Joint and Sunk Costs

Sunk costs have been incurred already and cannot be reversed (The Economist, 2004). Joint costs are incurred in connection with multiple projects.

Two pitfalls which may affect benefit-cost analyses of public projects are:

  1. Inappropriate treatment of joint costs, which are costs incurred in connection with multiple projects where there exists no standard basis for allocation among the multiple projects.
  2. Placing undue constraints on an analysis because of sunk costs, or past investments that do not materially influence the present and future impacts of project alternatives.


  • A proposed highway improvement includes a very wide median reserved for a future rail transit line. Although the right-of-way costs may be fairly easily separated into parts attributable to the highway and to the transit system individually if the highway and transit line were each designed without the other, different cost components need different considerations. For example, the costs of drainage or certain major structures could be the same whether the projects are built together or individually. Such components are joint costs, for which a fair and logical scheme for cost sharing between the two projects must be devised.
  • A study of extending light rail service into the suburbs beyond the system's existing terminus considers only options that involve extensions of the existing light rail technology. This is a classic example of how the sunk cost in an existing metro system can incorrectly constrain future investment options. Although light rail extensions might have cost advantages from scale economies and benefit advantages from fewer transfers, there is no a priori reason not to consider other technologies, such as rapid transit bus.

According to standard engineering economics, the first step should be to identify all cost components which are "separable" (or "incremental") with respect to different associated projects or different phases of one large project. What is left over are the non-separable or "joint" costs. There is no theoretically correct basis for allocating non-separable costs. However whatever method is used should stand the tests of reasonableness and fairness.

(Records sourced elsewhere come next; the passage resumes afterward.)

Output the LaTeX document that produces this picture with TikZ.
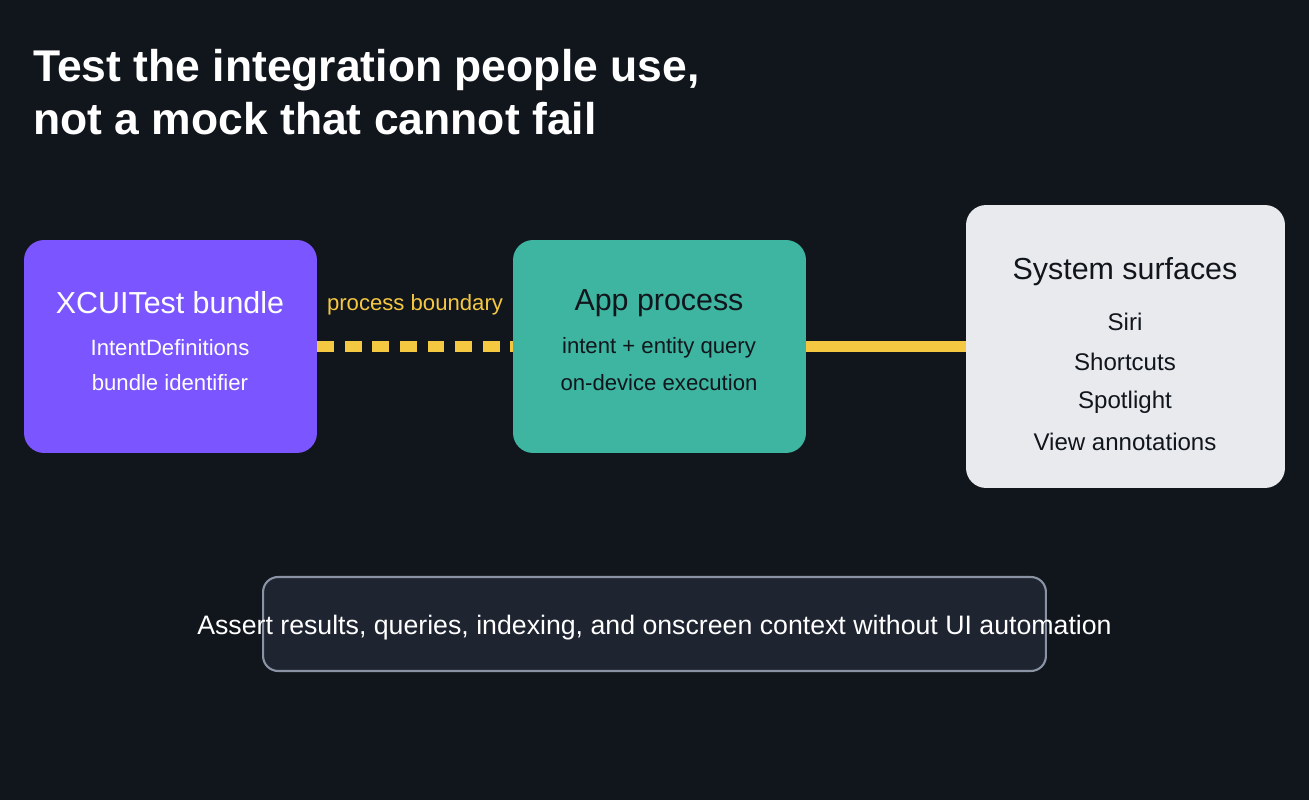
\documentclass[tikz,border=0pt]{standalone}
\usepackage{fontspec}
\setmainfont{Liberation Sans}
\usetikzlibrary{positioning}
\definecolor{bgdark}{HTML}{11151C}
\definecolor{violetbox}{HTML}{7B55FF}
\definecolor{tealbox}{HTML}{3DB5A0}
\definecolor{greybox}{HTML}{E8EAEE}
\definecolor{notefill}{HTML}{1E2430}
\definecolor{noteline}{HTML}{8A93A3}
\definecolor{wire}{HTML}{F5C842}

\begin{document}
\begin{tikzpicture}[
    x=0.02cm, y=-0.02cm,
    box/.style={rectangle, rounded corners=0.4cm, inner sep=0pt},
    head/.style={font=\fontsize{17.3}{20}\selectfont},
    line/.style={font=\fontsize{12.6}{15}\selectfont},
    link/.style={line width=5.7pt, wire}
]
    \fill[bgdark] (0,0) rectangle (1309,800);
    \node[anchor=west, text=white, align=left, font=\bfseries\fontsize{25.3}{30}\selectfont, inner sep=0pt] (title) at (33,92) {Test the integration people use,\\not a mock that cannot fail};

    % boxes
    \node[box, fill=violetbox, minimum width=5.86cm, minimum height=4.26cm] (xcui) at (170.5,346.5) {};
    \node[box, fill=tealbox, minimum width=5.86cm, minimum height=4.26cm] (app) at (659.5,346.5) {};
    \node[box, fill=greybox, minimum width=6.38cm, minimum height=5.66cm] (surf) at (1125.5,346.5) {};
    \node[box, fill=notefill, draw=noteline, line width=1.2pt, minimum width=15.66cm, minimum height=1.88cm, rounded corners=0.3cm] (note) at (654.5,624) {};

    % box texts
    \node[head, text=white] (xcuihead) at (170,303) {XCUITest bundle};
    \node[line, text=white] (xcuia) at (170,348) {IntentDefinitions};
    \node[line, text=white] (xcuib) at (170,383) {bundle identifier};
    \node[head, text=bgdark] (apphead) at (659,303) {App process};
    \node[line, text=bgdark] (appa) at (659,348) {intent + entity query};
    \node[line, text=bgdark] (appb) at (659,383) {on-device execution};
    \node[head, text=bgdark] (surfhead) at (1125,272) {System surfaces};
    \foreach \txt/\yy in {Siri/322, Shortcuts/362, Spotlight/402, View annotations/442}
        \node[line, text=bgdark, font=\fontsize{13.7}{16}\selectfont] at (1125,\yy) {\txt};
    \node[text=white, font=\fontsize{15.2}{18}\selectfont] (notetext) at (654.5,628) {Assert results, queries, indexing, and onscreen context without UI automation};

    % links
    \draw[link, dash pattern=on 9.5pt off 6.2pt] (xcui.east) -- (app.west);
    \draw[link] (app.east) -- (surf.west);
    \node[text=wire, font=\fontsize{12.6}{15}\selectfont] (boundary) at (415,305) {process boundary};
\end{tikzpicture}
\end{document}
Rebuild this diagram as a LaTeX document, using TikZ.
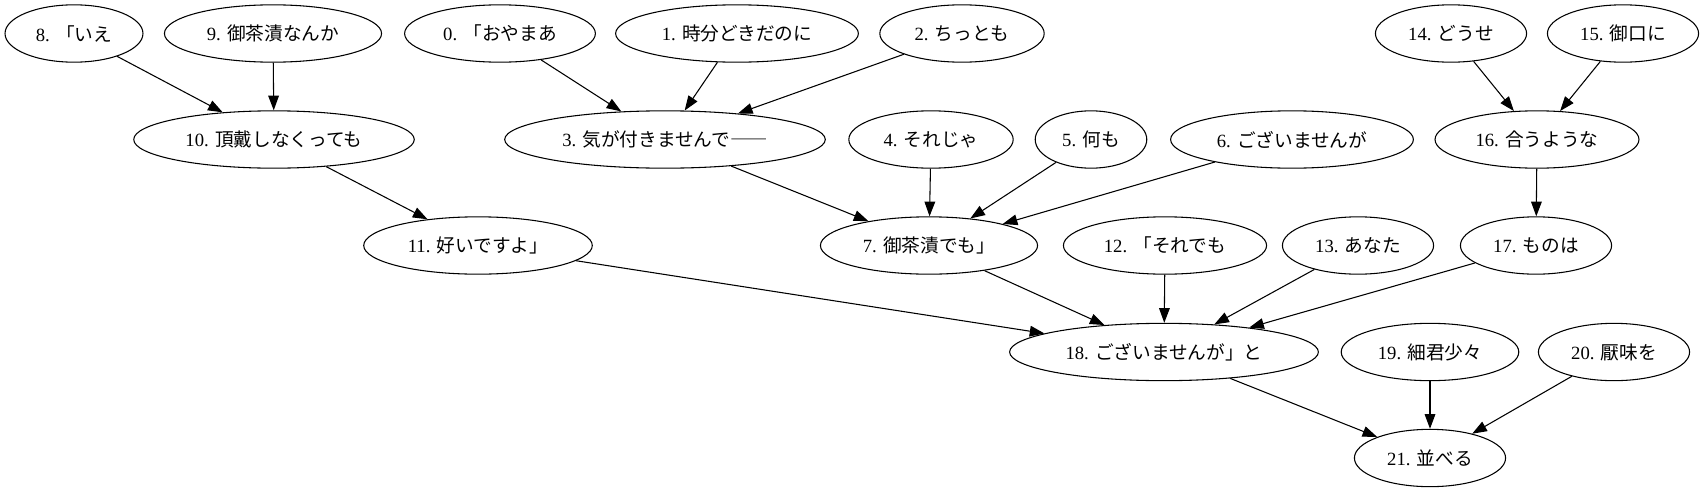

It is especially important to avoid loading up one project which may be heavy on benefits with more than its fair share of joint costs in order to subsidize a second related project which might not otherwise be economically justified. Reasonable approaches include allocating joint costs in proportion to other costs, in proportion to benefits, or in proportion to some combination of these. It is advisable to perform sensitivity analysis to measure the extent to which varying the allocation rule for joint costs affects the selection among the alternatives being considered.

A related pitfall involves excessive bundling of too many different features into one "take it or leave it" alternative containing weaknesses which if removed would significantly improve the overall payoff of the project. A key principle is "Insofar as practicable, separable decisions should be made separately" (Grant et al, 1990, p. 10). Alternatives should be loaded up with additional features only to the extent that each increment stands on its own merits, and makes the entire project more attractive.

Sunk costs are defined as money that has been spent or irrevocably committed. The only relevant costs to be considered are those occurring in the present and future. Although past actions can certainly influence the magnitudes of costs and benefits for future alternative actions, those past commitments must not be permitted to otherwise influence the decision. For example, in private investment analysis, a common mistake is to evaluate an asset which might be committed to a new project at its original acquisition cost, rather than at its current asset value. In public investment analysis, past commitments to particular transportation technologies often make it politically difficult to consider other technologies objectively.



The Economist. Economics A-Z (webpage). 2004. Available at:

Grant, E. L., W. G. Ireson, R. S. Leavenworth. Principles of Engineering Economy. Eighth Edition. John Wiley & Sons. New York. 1990.

Newnan, D. G., J. P. Lavalle, T. G. Eschenbach. Engineering Economic Analysis. Eighth Edition. Engineering Press. Austin TX. 2000.

Eschenbach, T. G. Engineering Economy: Applying Theory to Practice. Second Edition. Oxford University Press. New York. 2003.